DATA EXTRACT.
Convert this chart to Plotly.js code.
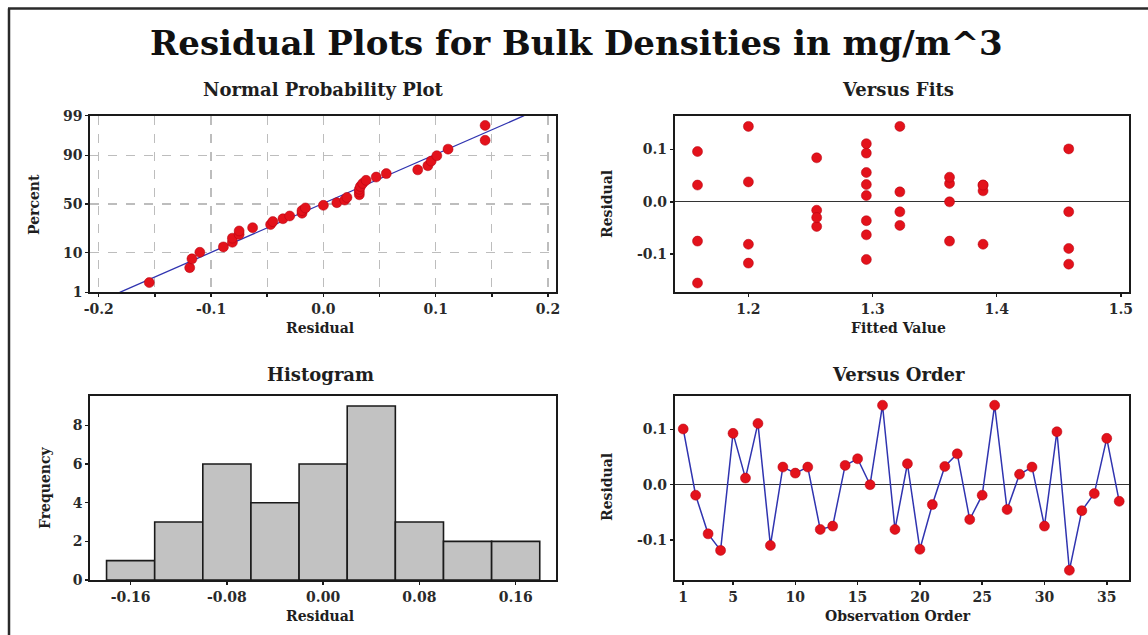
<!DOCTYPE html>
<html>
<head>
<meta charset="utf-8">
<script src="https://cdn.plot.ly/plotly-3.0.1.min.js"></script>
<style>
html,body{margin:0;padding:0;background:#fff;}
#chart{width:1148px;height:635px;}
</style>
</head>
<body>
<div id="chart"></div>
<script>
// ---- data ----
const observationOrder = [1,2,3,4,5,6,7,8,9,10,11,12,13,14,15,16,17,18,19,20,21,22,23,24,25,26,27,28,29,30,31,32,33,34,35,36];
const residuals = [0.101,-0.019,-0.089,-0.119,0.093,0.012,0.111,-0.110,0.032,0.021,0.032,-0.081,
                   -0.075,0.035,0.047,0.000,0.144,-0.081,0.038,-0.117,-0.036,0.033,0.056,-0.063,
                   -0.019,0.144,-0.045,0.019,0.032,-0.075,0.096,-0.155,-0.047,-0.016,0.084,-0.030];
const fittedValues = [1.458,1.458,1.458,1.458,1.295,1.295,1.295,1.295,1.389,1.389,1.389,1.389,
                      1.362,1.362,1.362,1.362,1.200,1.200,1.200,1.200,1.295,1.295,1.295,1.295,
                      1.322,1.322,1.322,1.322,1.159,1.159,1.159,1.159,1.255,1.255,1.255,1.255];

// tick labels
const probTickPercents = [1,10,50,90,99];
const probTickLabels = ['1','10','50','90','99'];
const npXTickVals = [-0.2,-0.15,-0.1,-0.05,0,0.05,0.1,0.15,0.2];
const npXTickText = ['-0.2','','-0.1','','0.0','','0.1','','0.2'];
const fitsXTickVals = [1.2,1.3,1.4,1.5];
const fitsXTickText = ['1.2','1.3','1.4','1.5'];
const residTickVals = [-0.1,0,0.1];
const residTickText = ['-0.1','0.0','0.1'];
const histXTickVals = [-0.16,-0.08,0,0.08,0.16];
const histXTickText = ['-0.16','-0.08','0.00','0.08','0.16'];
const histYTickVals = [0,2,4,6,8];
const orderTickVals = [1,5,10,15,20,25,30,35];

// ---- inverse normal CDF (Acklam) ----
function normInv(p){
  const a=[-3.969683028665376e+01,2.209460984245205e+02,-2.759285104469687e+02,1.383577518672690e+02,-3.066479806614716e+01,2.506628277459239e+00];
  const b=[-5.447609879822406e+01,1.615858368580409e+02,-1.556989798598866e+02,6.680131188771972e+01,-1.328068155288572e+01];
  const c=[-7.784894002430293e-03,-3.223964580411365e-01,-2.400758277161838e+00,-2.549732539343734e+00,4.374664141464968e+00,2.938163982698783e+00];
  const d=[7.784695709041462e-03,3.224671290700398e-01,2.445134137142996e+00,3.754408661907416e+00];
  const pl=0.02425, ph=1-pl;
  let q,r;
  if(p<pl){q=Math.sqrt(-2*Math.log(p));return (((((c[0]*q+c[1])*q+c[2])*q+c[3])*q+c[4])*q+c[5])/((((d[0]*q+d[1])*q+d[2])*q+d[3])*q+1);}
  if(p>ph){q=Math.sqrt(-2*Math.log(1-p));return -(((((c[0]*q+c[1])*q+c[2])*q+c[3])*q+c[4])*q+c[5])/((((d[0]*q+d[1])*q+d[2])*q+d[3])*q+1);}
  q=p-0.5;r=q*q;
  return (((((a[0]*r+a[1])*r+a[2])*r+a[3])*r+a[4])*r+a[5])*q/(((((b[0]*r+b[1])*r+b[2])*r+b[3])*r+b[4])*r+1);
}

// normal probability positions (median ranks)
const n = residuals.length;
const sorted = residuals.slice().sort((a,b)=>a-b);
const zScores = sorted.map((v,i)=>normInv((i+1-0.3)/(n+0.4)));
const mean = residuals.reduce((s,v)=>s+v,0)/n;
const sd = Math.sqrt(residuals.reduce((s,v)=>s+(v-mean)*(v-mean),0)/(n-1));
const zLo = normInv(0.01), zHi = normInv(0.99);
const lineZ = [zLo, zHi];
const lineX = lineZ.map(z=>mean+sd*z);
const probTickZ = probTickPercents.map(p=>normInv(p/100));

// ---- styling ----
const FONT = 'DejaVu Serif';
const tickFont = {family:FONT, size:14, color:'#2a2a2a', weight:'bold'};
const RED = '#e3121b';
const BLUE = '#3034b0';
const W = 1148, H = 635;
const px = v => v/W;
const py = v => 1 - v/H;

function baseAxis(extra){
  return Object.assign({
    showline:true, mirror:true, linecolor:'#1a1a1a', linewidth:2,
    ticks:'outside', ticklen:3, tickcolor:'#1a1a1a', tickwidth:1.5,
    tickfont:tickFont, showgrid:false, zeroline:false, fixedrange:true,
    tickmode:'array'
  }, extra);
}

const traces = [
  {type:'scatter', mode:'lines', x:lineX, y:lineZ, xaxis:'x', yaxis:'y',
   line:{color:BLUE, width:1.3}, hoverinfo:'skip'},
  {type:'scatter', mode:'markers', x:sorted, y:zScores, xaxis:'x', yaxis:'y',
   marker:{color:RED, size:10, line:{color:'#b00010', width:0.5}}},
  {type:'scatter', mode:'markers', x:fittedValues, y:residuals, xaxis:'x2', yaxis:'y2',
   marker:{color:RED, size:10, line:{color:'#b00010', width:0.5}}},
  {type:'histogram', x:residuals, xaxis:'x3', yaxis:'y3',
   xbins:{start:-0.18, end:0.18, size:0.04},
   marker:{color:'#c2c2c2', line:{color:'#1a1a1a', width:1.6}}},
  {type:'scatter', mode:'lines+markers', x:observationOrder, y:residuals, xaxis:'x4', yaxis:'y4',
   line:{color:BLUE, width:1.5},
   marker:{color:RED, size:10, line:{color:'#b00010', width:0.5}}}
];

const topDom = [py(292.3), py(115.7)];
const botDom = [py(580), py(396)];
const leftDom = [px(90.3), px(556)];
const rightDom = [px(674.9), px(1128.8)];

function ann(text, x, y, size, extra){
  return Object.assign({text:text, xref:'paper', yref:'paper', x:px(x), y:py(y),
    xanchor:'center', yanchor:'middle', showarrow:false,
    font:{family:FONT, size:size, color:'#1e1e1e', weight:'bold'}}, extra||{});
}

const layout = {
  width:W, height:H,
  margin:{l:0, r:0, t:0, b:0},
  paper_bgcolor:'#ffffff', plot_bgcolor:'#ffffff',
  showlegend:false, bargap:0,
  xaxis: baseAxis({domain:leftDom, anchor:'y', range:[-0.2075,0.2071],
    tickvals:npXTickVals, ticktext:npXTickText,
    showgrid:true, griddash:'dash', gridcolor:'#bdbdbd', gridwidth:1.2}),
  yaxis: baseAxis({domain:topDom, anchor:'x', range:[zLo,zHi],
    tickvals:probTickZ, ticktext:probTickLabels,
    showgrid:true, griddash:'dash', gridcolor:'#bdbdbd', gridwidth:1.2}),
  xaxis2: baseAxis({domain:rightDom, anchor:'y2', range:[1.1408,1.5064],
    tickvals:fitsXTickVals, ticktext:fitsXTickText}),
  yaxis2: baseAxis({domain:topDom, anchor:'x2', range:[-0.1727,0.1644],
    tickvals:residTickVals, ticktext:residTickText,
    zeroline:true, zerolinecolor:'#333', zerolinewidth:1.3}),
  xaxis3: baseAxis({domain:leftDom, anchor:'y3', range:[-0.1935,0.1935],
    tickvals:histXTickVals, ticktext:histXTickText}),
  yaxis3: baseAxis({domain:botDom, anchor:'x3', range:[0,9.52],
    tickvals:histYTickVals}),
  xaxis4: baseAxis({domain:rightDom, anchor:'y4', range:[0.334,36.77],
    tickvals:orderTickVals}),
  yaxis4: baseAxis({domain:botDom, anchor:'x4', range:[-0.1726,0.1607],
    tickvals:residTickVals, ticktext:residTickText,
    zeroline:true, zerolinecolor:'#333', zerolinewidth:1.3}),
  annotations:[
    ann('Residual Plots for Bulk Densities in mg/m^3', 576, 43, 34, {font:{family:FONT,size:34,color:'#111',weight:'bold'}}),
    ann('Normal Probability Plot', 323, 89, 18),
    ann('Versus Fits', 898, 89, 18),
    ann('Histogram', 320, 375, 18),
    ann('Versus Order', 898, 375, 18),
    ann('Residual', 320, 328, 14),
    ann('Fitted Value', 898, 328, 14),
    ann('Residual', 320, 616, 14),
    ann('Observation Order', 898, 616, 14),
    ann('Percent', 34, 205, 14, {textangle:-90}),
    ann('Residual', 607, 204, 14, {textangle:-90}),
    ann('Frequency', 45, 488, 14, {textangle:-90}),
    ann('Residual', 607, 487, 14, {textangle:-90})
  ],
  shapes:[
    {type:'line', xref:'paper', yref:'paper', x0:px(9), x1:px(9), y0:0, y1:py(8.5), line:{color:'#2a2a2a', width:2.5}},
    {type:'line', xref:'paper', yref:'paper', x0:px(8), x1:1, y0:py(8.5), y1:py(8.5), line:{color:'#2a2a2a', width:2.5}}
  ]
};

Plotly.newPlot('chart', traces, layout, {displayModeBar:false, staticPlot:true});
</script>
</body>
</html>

PROBLEM REQUIREMENTS.
Search the lines for "chart". Copy each line that has it.

ANSWER.
Convert this chart to Plotly.js code.
#chart{width:1148px;height:635px;}
<div id="chart"></div>
Plotly.newPlot('chart', traces, layout, {displayModeBar:false, staticPlot:true});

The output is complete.